** START EXERCISE DATA **

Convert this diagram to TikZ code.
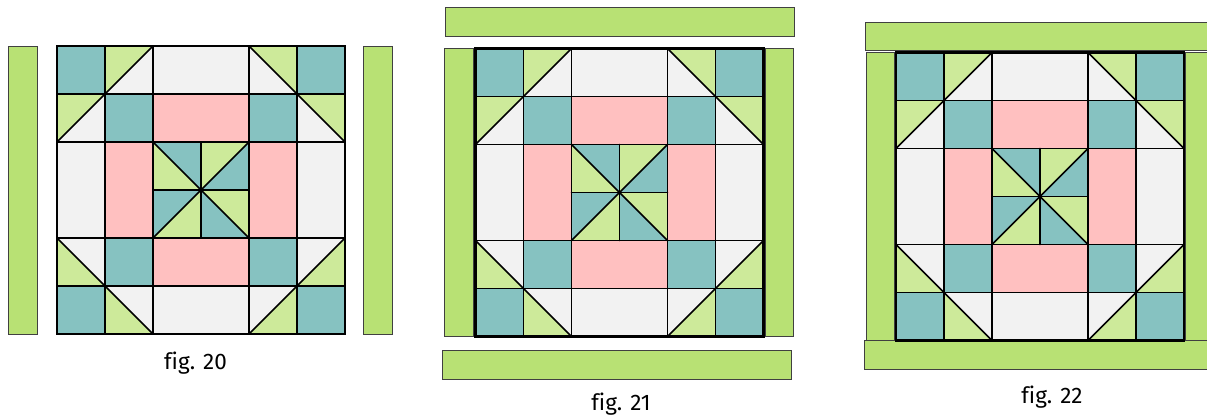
\documentclass[tikz,border=0pt]{standalone}
\usepackage{fontspec}
\setmainfont{Fira Sans}[Ligatures=NoCommon]
\definecolor{quiltteal}{HTML}{86C2C1}
\definecolor{quiltlime}{HTML}{CDEA9A}
\definecolor{quiltpink}{HTML}{FFC0C0}
\definecolor{quiltwhite}{HTML}{F2F2F2}
\definecolor{stripgreen}{HTML}{B8E174}

\begin{document}
\begin{tikzpicture}[x=1pt,y=-1pt,
  seam/.style={line width=1.7pt, black, line cap=round},
  strip/.style={line width=1pt, draw=black!75, fill=stripgreen},
  caption/.style={anchor=base, font=\fontsize{22.5}{26}\selectfont}]
\useasboundingbox (0,0) rectangle (1207,416);
\fill[white] (0,0) rectangle (1207,416);
\draw[strip] (8,46) rectangle (37,334);
\draw[strip] (363,46) rectangle (392,334);
\draw[strip] (445,7.5) rectangle (794,36);
\draw[strip] (444.5,48.5) rectangle (473.5,336.5);
\draw[strip] (765,48.5) rectangle (793.5,336.5);
\draw[strip] (442.5,350) rectangle (791,379.5);
\draw[strip] (865,22) rectangle (1215,50.5);
\draw[strip] (866,52.5) rectangle (894.5,340.5);
\draw[strip] (1185,52.5) rectangle (1215,340.5);
\draw[strip] (864.5,340.5) rectangle (1215,369.5);
\foreach \bx/\by in {57/46, 475.5/48.5, 896/52.5} {
  \begin{scope}[shift={(\bx,\by)}, x=48pt, y=-48pt]
    \fill[quiltwhite] (0,0) rectangle (6,6);
    \foreach \cx/\cy in {0/0,1/1,5/0,4/1,0/5,1/4,5/5,4/4}
      \fill[quiltteal] (\cx,\cy) rectangle ++(1,1);
    \fill[quiltpink] (2,1) rectangle (4,2);
    \fill[quiltpink] (2,4) rectangle (4,5);
    \fill[quiltpink] (1,2) rectangle (2,4);
    \fill[quiltpink] (4,2) rectangle (5,4);
    \fill[quiltlime] (1,0) -- (2,0) -- (1,1) -- cycle;
    \fill[quiltlime] (0,1) -- (1,1) -- (0,2) -- cycle;
    \fill[quiltlime] (4,0) -- (5,0) -- (5,1) -- cycle;
    \fill[quiltlime] (5,1) -- (6,1) -- (6,2) -- cycle;
    \fill[quiltlime] (0,4) -- (1,5) -- (0,5) -- cycle;
    \fill[quiltlime] (1,5) -- (2,6) -- (1,6) -- cycle;
    \fill[quiltlime] (6,4) -- (6,5) -- (5,5) -- cycle;
    \fill[quiltlime] (5,5) -- (5,6) -- (4,6) -- cycle;
    \fill[quiltlime] (2,2) rectangle (4,4);
    \fill[quiltteal] (2,2) -- (3,2) -- (3,3) -- cycle;
    \fill[quiltteal] (4,2) -- (4,3) -- (3,3) -- cycle;
    \fill[quiltteal] (2,3) -- (3,3) -- (2,4) -- cycle;
    \fill[quiltteal] (3,3) -- (4,4) -- (3,4) -- cycle;
    \foreach \k in {1,2,4,5} {
      \draw[seam] (0,\k) -- (6,\k);
      \draw[seam] (\k,0) -- (\k,6);
    }
    \draw[seam] (2,3) -- (4,3);
    \draw[seam] (3,2) -- (3,4);
    \draw[seam] (0,2) -- (2,0);
    \draw[seam] (4,0) -- (6,2);
    \draw[seam] (0,4) -- (2,6);
    \draw[seam] (6,4) -- (4,6);
    \draw[seam] (2,2) -- (4,4);
    \draw[seam] (4,2) -- (2,4);
    \draw[seam, line width=2.1pt] (0,0) rectangle (6,6);
  \end{scope}
}
\node[caption] (cap20) at (195.5,369.5) {fig. 20};
\node[caption] (cap21) at (621,410) {fig. 21};
\node[caption] (cap22) at (1052,403) {fig. 22};
\end{tikzpicture}
\end{document}
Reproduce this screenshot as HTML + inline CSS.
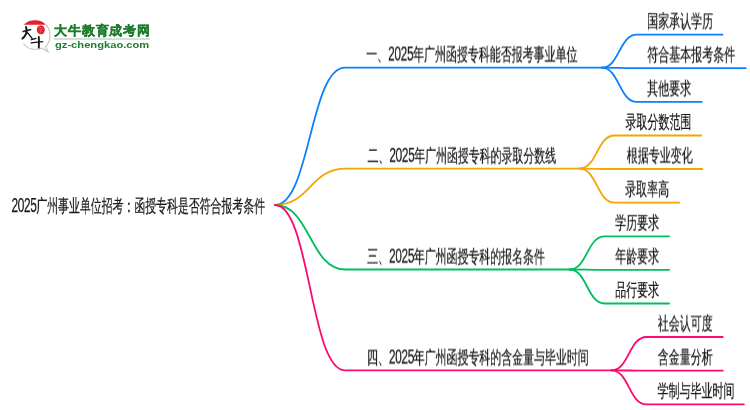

** END EXERCISE DATA **

- **DIRECTION**
Pull out each line of the listing that holds the string "HTML".

- **REPLY TO THE TASK**
\definecolor{quiltteal}{HTML}{86C2C1}
\definecolor{quiltlime}{HTML}{CDEA9A}
\definecolor{quiltpink}{HTML}{FFC0C0}
\definecolor{quiltwhite}{HTML}{F2F2F2}
\definecolor{stripgreen}{HTML}{B8E174}
Reproduce this screenshot as HTML + inline CSS.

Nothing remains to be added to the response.